Mosquitoes aren't just pests that limit your enjoyment of the outdoors. They can spread disease. Learn how to get rid of mosquitoes and prevent problems they cause.
Area repellents help deter mosquitoes from a deck, a patio or an entire yard. Outdoor insecticides are available as sprays and foggers for spot treatment and as hose-end bottles for large areas such as lawns. Some are short-term solutions that provide immediate relief from mosquitoes — as well as gnats, wasps and ants — before cookouts and other outdoor activities, while others provide ongoing control of mosquitoes and insects that can damage your landscape — mole crickets and fall webworms, for example — for several weeks.
Outdoor candles and torches that burn fuel combined with repellents can help with mosquito control in smaller areas, and add ambience to your outdoors. There are also tabletop and hanging devices that dispense repellents. Look for different styles that complement your decor. Keep in mind that wind reduces the effectiveness of airborne mosquito-control products.
Some indoor insecticide sprays and foggers kill mosquitoes in addition to other household insects. Like outdoor products, their effective time period varies.
Repellents designed to protect individuals can be particularly useful in outdoor areas that you can't treat, such as hiking trails or outdoor concert venues. Look for repellents that are also effective against gnats, ticks and other insects.
Some products are designed for direct application to exposed skin. DEET is a common active ingredient. The higher percentage of DEET in the product (up to 50%), the longer it repels insects. Other repellents use natural plant oil extracts to provide protection.
Wearable products clip on a belt or bag and use a small fan to circulate an odorless repellent in the immediate area. These devices are battery-operated and refillable. Wrist bands treated with repellents are also available.

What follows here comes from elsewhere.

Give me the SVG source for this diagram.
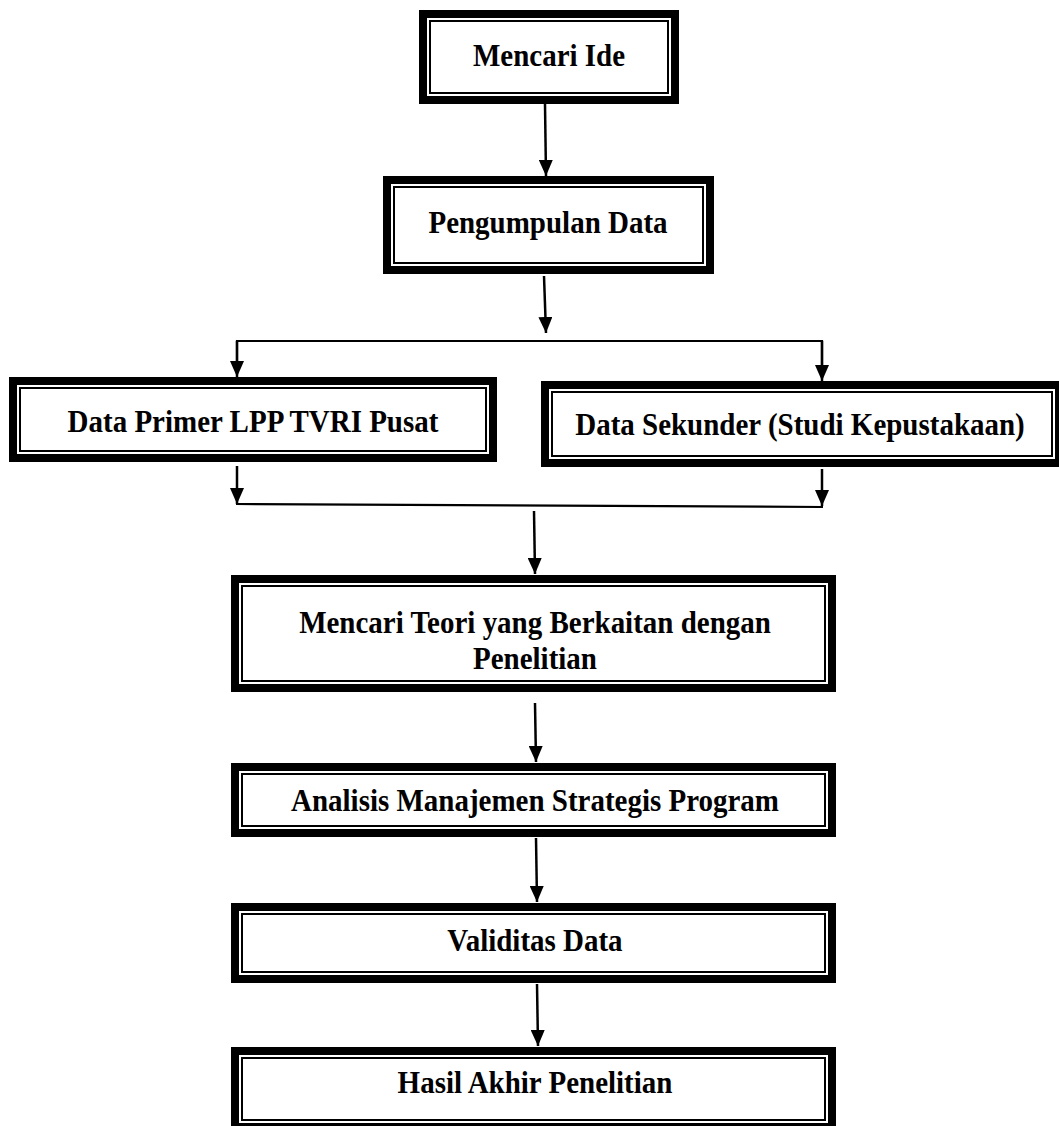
<svg xmlns="http://www.w3.org/2000/svg" width="1059" height="1126" viewBox="0 0 1059 1126">
<style>
.thick{fill:#fff;stroke:#000;stroke-width:8}
.thin{fill:none;stroke:#000;stroke-width:2}
.lbl{font-family:"Liberation Serif","Times New Roman",serif;font-weight:bold;font-size:29px;fill:#000;text-anchor:middle}
.ln{stroke:#000;stroke-width:2.2;fill:none}
.ar{stroke:#000;stroke-width:2.5;fill:none;marker-end:url(#ah)}
</style>
<defs>
<marker id="ah" markerUnits="userSpaceOnUse" markerWidth="16" markerHeight="14" refX="16" refY="7" orient="auto">
<path d="M0,0 L16,7 L0,14 z" fill="#000"/>
</marker>
</defs>
<rect width="1059" height="1126" fill="#fff"/>
<g id="n1">
<rect class="thick" x="423" y="14" width="252" height="86"/>
<rect class="thin" x="430" y="21" width="238" height="72"/>
<text class="lbl" transform="translate(549,66) scale(1,1.12)">Mencari Ide</text>
</g>
<g id="n2">
<rect class="thick" x="387" y="180" width="323" height="90"/>
<rect class="thin" x="394" y="187" width="309" height="76"/>
<text class="lbl" transform="translate(548,233) scale(1,1.12)">Pengumpulan Data</text>
</g>
<g id="n3">
<rect class="thick" x="13" y="381" width="480" height="77"/>
<rect class="thin" x="20" y="388" width="466" height="63"/>
<text class="lbl" transform="translate(253,432) scale(1,1.12)">Data Primer LPP TVRI Pusat</text>
</g>
<g id="n4">
<rect class="thick" x="545" y="385" width="514" height="78"/>
<rect class="thin" x="552" y="392" width="500" height="64"/>
<text class="lbl" transform="translate(800,435) scale(1,1.12)">Data Sekunder (Studi Kepustakaan)</text>
</g>
<g id="n5">
<rect class="thick" x="235" y="579" width="597" height="109"/>
<rect class="thin" x="242" y="586" width="583" height="95"/>
<text class="lbl" transform="translate(535,633) scale(1,1.12)">Mencari Teori yang Berkaitan dengan</text>
<text class="lbl" transform="translate(535,669) scale(1,1.12)">Penelitian</text>
</g>
<g id="n6">
<rect class="thick" x="235" y="767" width="597" height="66"/>
<rect class="thin" x="242" y="774" width="583" height="52"/>
<text class="lbl" transform="translate(535,811) scale(1,1.12)">Analisis Manajemen Strategis Program</text>
</g>
<g id="n7">
<rect class="thick" x="235" y="907" width="597" height="72"/>
<rect class="thin" x="242" y="914" width="583" height="58"/>
<text class="lbl" transform="translate(535,951) scale(1,1.12)">Validitas Data</text>
</g>
<g id="n8">
<rect class="thick" x="235" y="1051" width="597" height="76"/>
<rect class="thin" x="242" y="1058" width="583" height="62"/>
<text class="lbl" transform="translate(535,1093) scale(1,1.12)">Hasil Akhir Penelitian</text>
</g>
<g id="connectors">
<line class="ar" x1="545" y1="104" x2="546" y2="176"/>
<line class="ar" x1="544" y1="276" x2="546" y2="333"/>
<polyline class="ln" points="237,362 237,341 822,341 822,366"/>
<line class="ar" x1="237" y1="341" x2="237" y2="377"/>
<line class="ar" x1="822" y1="341" x2="822" y2="381"/>
<line class="ar" x1="237" y1="466" x2="237" y2="504"/>
<line class="ar" x1="822" y1="469" x2="822" y2="506"/>
<line class="ln" x1="236" y1="504" x2="823" y2="507"/>
<line class="ar" x1="534" y1="511" x2="535" y2="574"/>
<line class="ar" x1="535" y1="703" x2="536" y2="762"/>
<line class="ar" x1="536" y1="838" x2="537" y2="902"/>
<line class="ar" x1="537" y1="984" x2="538" y2="1046"/>
</g>
</svg>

Some mosquito repellents — such as those containing permethrin — should not be applied directly to your skin or to clothes while you are wearing them.
Wear loose-fitting, light-colored clothes when you go outside. Some mosquitoes can strike through tight clothing and some are attracted to darker colors. When practical, stay indoors during high mosquito activity periods — typically sunrise, sunset and early evening — or consider wearing long sleeves, long pants and socks.
Traps use carbon dioxide (CO2) and heat to attract the biting, egg-laying female mosquitoes. They catch and hold them until they die, providing immediate control and disrupting the breeding cycle for a longer-term effect. Some models use fans to draw in the mosquitoes and nets or sticky pads to hold them. The traps often include lures for other types of nuisance insects such as yellow jackets and flies.
Proper placement gives you the best results. Identify an area likely to harbor mosquitoes — a wet or shady part of your yard, for example — and set the trap close to it, upwind if possible. Since the trap attracts mosquitoes, keep it at least 10 feet away from areas where people gather.
When using insect-control products, follow package directions regarding use, safety, storage and disposal.
Some electric bug zappers — devices that attract and electrocute flying insects — can use optional lures designed to attract mosquitoes.
In addition to using repellents and insecticides, reduce your exposure to mosquitoes by making your landscape less desirable to them. Mosquitoes need water to breed, so getting rid of standing water around your home can decrease the number of mosquitoes that hatch in the area.
If you need to maintain areas of standing water — such as an ornamental pond — consider adding anti-larval tablets containing Bacillus thuringiensis. This bacterium kills mosquito larvae but is safe for birds and other animals.
Always use insect-control products carefully to avoid accidentally killing beneficial varieties.
Keep porch and window screens in good repair to help prevent mosquitoes from getting into your home.